----- Data extract
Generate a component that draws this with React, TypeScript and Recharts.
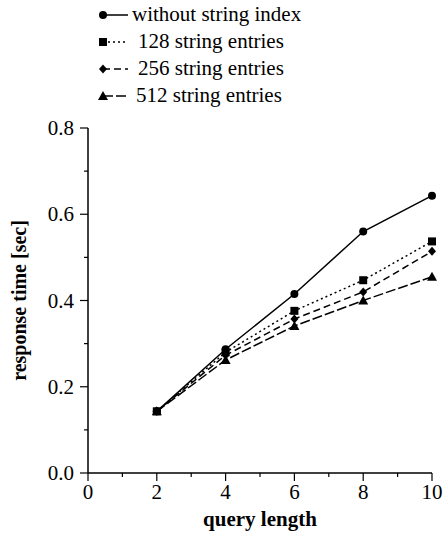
import { LineChart, Line, XAxis, YAxis } from 'recharts';

const queryLength = [2, 4, 6, 8, 10];
const withoutIndex = [0.143, 0.287, 0.415, 0.56, 0.643];
const entries128 = [0.143, 0.28, 0.376, 0.447, 0.537];
const entries256 = [0.143, 0.273, 0.357, 0.42, 0.514];
const entries512 = [0.143, 0.262, 0.341, 0.4, 0.455];

const xTicks = [0, 1, 2, 3, 4, 5, 6, 7, 8, 9, 10];
const yTicks = [0, 0.1, 0.2, 0.3, 0.4, 0.5, 0.6, 0.7, 0.8];

const data = queryLength.map((q, i) => ({
  q,
  s0: withoutIndex[i],
  s1: entries128[i],
  s2: entries256[i],
  s3: entries512[i],
}));

const FONT = 'Liberation Serif, serif';

type Marker = 'circle' | 'square' | 'diamond' | 'triangle';

function markerShape(kind: Marker, cx: number, cy: number, key?: string) {
  if (kind === 'circle') return <circle key={key} cx={cx} cy={cy} r={4} fill="#000" />;
  if (kind === 'square') return <rect key={key} x={cx - 4} y={cy - 4} width={8} height={8} fill="#000" />;
  if (kind === 'diamond')
    return <polygon key={key} points={`${cx},${cy - 4.5} ${cx + 4},${cy} ${cx},${cy + 4.5} ${cx - 4},${cy}`} fill="#000" />;
  return <polygon key={key} points={`${cx},${cy - 5} ${cx + 5},${cy + 4} ${cx - 5},${cy + 4}`} fill="#000" />;
}

const series = [
  { key: 's0', name: 'without string index', dash: undefined, marker: 'circle' as Marker, gap: 4 },
  { key: 's1', name: '128 string entries', dash: '2 3', marker: 'square' as Marker, gap: 10 },
  { key: 's2', name: '256 string entries', dash: '7 4', marker: 'diamond' as Marker, gap: 10 },
  { key: 's3', name: '512 string entries', dash: '10 3', marker: 'triangle' as Marker, gap: 8 },
];

const XTick = ({ x, y, payload }: any) => {
  const major = payload.value % 2 === 0;
  return (
    <g>
      <line x1={x} y1={y} x2={x} y2={y + (major ? 8 : 4)} stroke="#000" strokeWidth={1.2} />
      {major && (
        <text x={x} y={y + 26} textAnchor="middle" fontSize={21} fontFamily={FONT} fill="#000">
          {payload.value}
        </text>
      )}
    </g>
  );
};

const YTick = ({ x, y, payload }: any) => {
  const v = Math.round(payload.value * 10);
  const major = v % 2 === 0;
  return (
    <g>
      <line x1={x} y1={y} x2={x - (major ? 8 : 4)} y2={y} stroke="#000" strokeWidth={1.2} />
      {major && (
        <text x={x - 14} y={y + 7} textAnchor="end" fontSize={21} fontFamily={FONT} fill="#000">
          {(v / 10).toFixed(1)}
        </text>
      )}
    </g>
  );
};

const ChartLegend = () => (
  <div style={{ position: 'absolute', top: 1, left: 98, fontFamily: FONT, fontSize: 21, lineHeight: '27px', color: '#000' }}>
    {series.map((s) => (
      <div key={s.key} style={{ display: 'flex', alignItems: 'center', height: 27 }}>
        <svg width={32} height={20}>
          <line x1={5} y1={10} x2={30} y2={10} stroke="#000" strokeWidth={1.5} strokeDasharray={s.dash} />
          {markerShape(s.marker, 5, 10)}
        </svg>
        <span style={{ marginLeft: s.gap - 2 }}>{s.name}</span>
      </div>
    ))}
  </div>
);

export default function App() {
  return (
    <div style={{ position: 'absolute', left: 0, top: 0, width: 448, height: 536, background: '#fff', fontFamily: FONT }}>
      <LineChart width={448} height={536} data={data} margin={{ top: 128, right: 16, bottom: 0, left: 0 }}>
        <XAxis
          dataKey="q"
          type="number"
          domain={[0, 10]}
          ticks={xTicks}
          interval={0}
          tick={<XTick />}
          tickLine={false}
          tickSize={0}
          tickMargin={0}
          height={63}
          axisLine={{ stroke: '#000', strokeWidth: 1.5 }}
          label={{ value: 'query length', position: 'insideBottom', offset: 10, fontSize: 21, fontWeight: 'bold', fontFamily: FONT, fill: '#000' }}
        />
        <YAxis
          type="number"
          domain={[0, 0.8]}
          ticks={yTicks}
          interval={0}
          tick={<YTick />}
          tickLine={false}
          tickSize={0}
          tickMargin={0}
          width={88}
          axisLine={{ stroke: '#000', strokeWidth: 1.5 }}
          label={{ value: 'response time [sec]', angle: -90, position: 'insideLeft', offset: 19, style: { textAnchor: 'middle' }, fontSize: 20, fontWeight: 'bold', fontFamily: FONT, fill: '#000' }}
        />
        {series.map((s) => (
          <Line
            key={s.key}
            dataKey={s.key}
            name={s.name}
            stroke="#000"
            strokeWidth={1.5}
            strokeDasharray={s.dash}
            isAnimationActive={false}
            dot={(p: any) => markerShape(s.marker, p.cx, p.cy, `${s.key}-${p.index}`)}
            activeDot={false}
          />
        ))}
      </LineChart>
      <ChartLegend />
    </div>
  );
}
----------
> _What to do_: Repeat the lines above, starting at the first and stopping after the line that holds "Line, XAxis, YAxis", with the pictures left out.

> _Solution to this task_:
Generate a component that draws this with React, TypeScript and Recharts.
import { LineChart, Line, XAxis, YAxis } from 'recharts';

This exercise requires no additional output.